Emotionally, Rose was at an all-time low. Despite his preparations, he was denied his chance in the NFL due to factors outside of his control. Following his hamstring injury, his bad luck spiraled. While he received an opportunity to play in the Canadian Football League with the Winnipeg Blue Bombers, Rose tore his ACL in his first start with the team. The next nine months took a toll on him.

“I had a lot of back and forths with God—a lot. I don’t ask for much, but this is what I wanted. I got into a fight with depression. I was angry a lot, and it took time for me to talk to Him and listen to Him and for Him to show me that His plan for me was better,” he said.

Rose’s battle with rehabilitation honed his mental fortitude as he “made so much progress in a week and be doing well, but then one day, [he] wouldn’t feel right and have to start back over and ask [his] trainer what’s going on.”

The lessons Rose learned throughout that process stuck with him as a matter of faith.

“People came out and into my life at the perfect timing.
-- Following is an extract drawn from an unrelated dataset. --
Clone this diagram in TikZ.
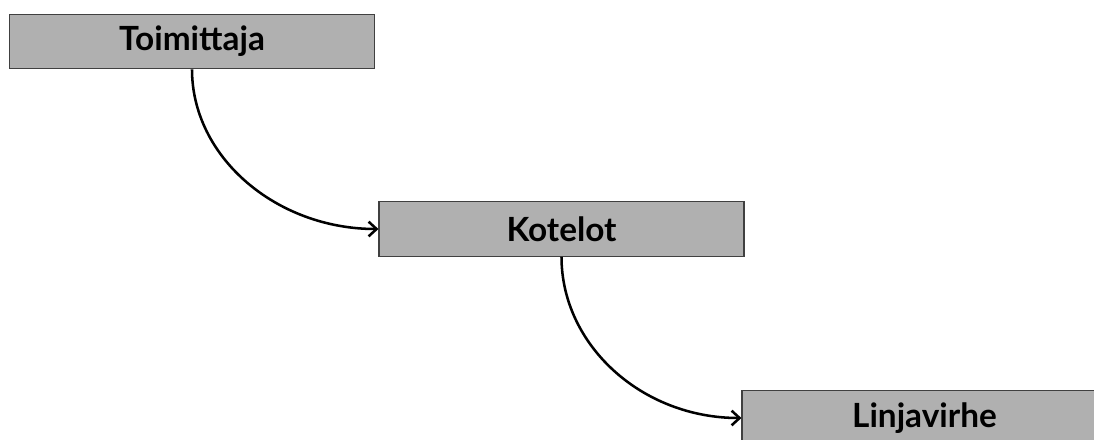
\documentclass[tikz,border=0pt]{standalone}
\usepackage{fontspec}
\setmainfont{Lato}
\usetikzlibrary{arrows.meta}
\tikzset{
  stage/.style={draw=black!75, line width=0.8pt, fill=black!31,
    minimum width=273.75pt, minimum height=41pt, inner sep=0pt,
    font=\fontsize{25}{29}\selectfont\bfseries},
  link/.style={line width=1.9pt, -{Straight Barb[length=6pt,width=11pt,line width=1.9pt]}}
}
\begin{document}
\begin{tikzpicture}[x=0.75pt,y=-0.75pt]
  \useasboundingbox (0,0) rectangle (1094,439);
  \node[stage] (toim) at (192,41.5) {Toimittaja};
  \node[stage] (kot) at (561.5,229) {Kotelot};
  \node[stage] (lin) at (924.5,418) {Linjavirhe};
  \draw[link] (toim.south) .. controls +(0,88) and +(-102,0) .. (kot.west);
  \draw[link] (kot.south) .. controls +(0,88) and +(-100,0) .. (lin.west);
\end{tikzpicture}
\end{document}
Steve Trocchio and Michael Johnson Performance helped me out the whole way through. They always shot with me straight. When things got tough, they were there for me.”

Because of his knee injury, Rose missed an opportunity with the CFL due to a physical, but soon after, he received a call to sign with the Massachusetts Pirates to play in the Indoor Football League.

Following a full season with the Pirates in 2023, Rose signed for the 2024 season with the Nashville Kats.

Focus and Intentionality

Before receiving the call to play in Nashville, Rose nearly left the game of football for good.

“I was ready to hang my cleats up, start my life with me and my lady […], but I got a call from coach, and I had an opportunity to play again,” Rose said.

Thinking about his life after football, Rose had been preparing for a career in financial services in anticipation of a future with kids and a family in West Virginia.

Electing to stay in the sport, Rose, who is in the prime of his football career, is playing dominant football. However, while Rose and his teammates have played well, the team’s record has not matched their high level of play.

“It started off kind of rough—took some time getting used to each other’s personalities and play styles, but we have great guys in the locker room that will hype [each other] up,” Rose said.

Despite a great locker room culture and having the talent to match, the team was losing games. After the Kats dropped their second game to the Albany Firebirds, Coach Dean Cokinos spoke his mind about the state of a talented but losing football team: the time for the learning curve was over.

“It comes down to us being intentional about what we do […] We’ve got a whole bunch of grown men, and we can be molded into who we want to be. After that game, we went from a team with flashlight focus to laser beam focus. Everyone bought in,” Rose said.

In the last month, the Kats have looked the part of a championship contender, defeating the Billings Outlaws in their final game of the regular season and the Orlando Predators in the first round of the playoffs.

Rose and the Kats have set their focus on their rematch with the Outlaws.

“They’re a hard-working team—very, very coachable, and they do the little things. The only way to beat that is to bring more talent and also do the little things,” Rose said.

Rose and the Kats take on the Outlaws in Billings, Montana, on July 13 at 10 PM EST.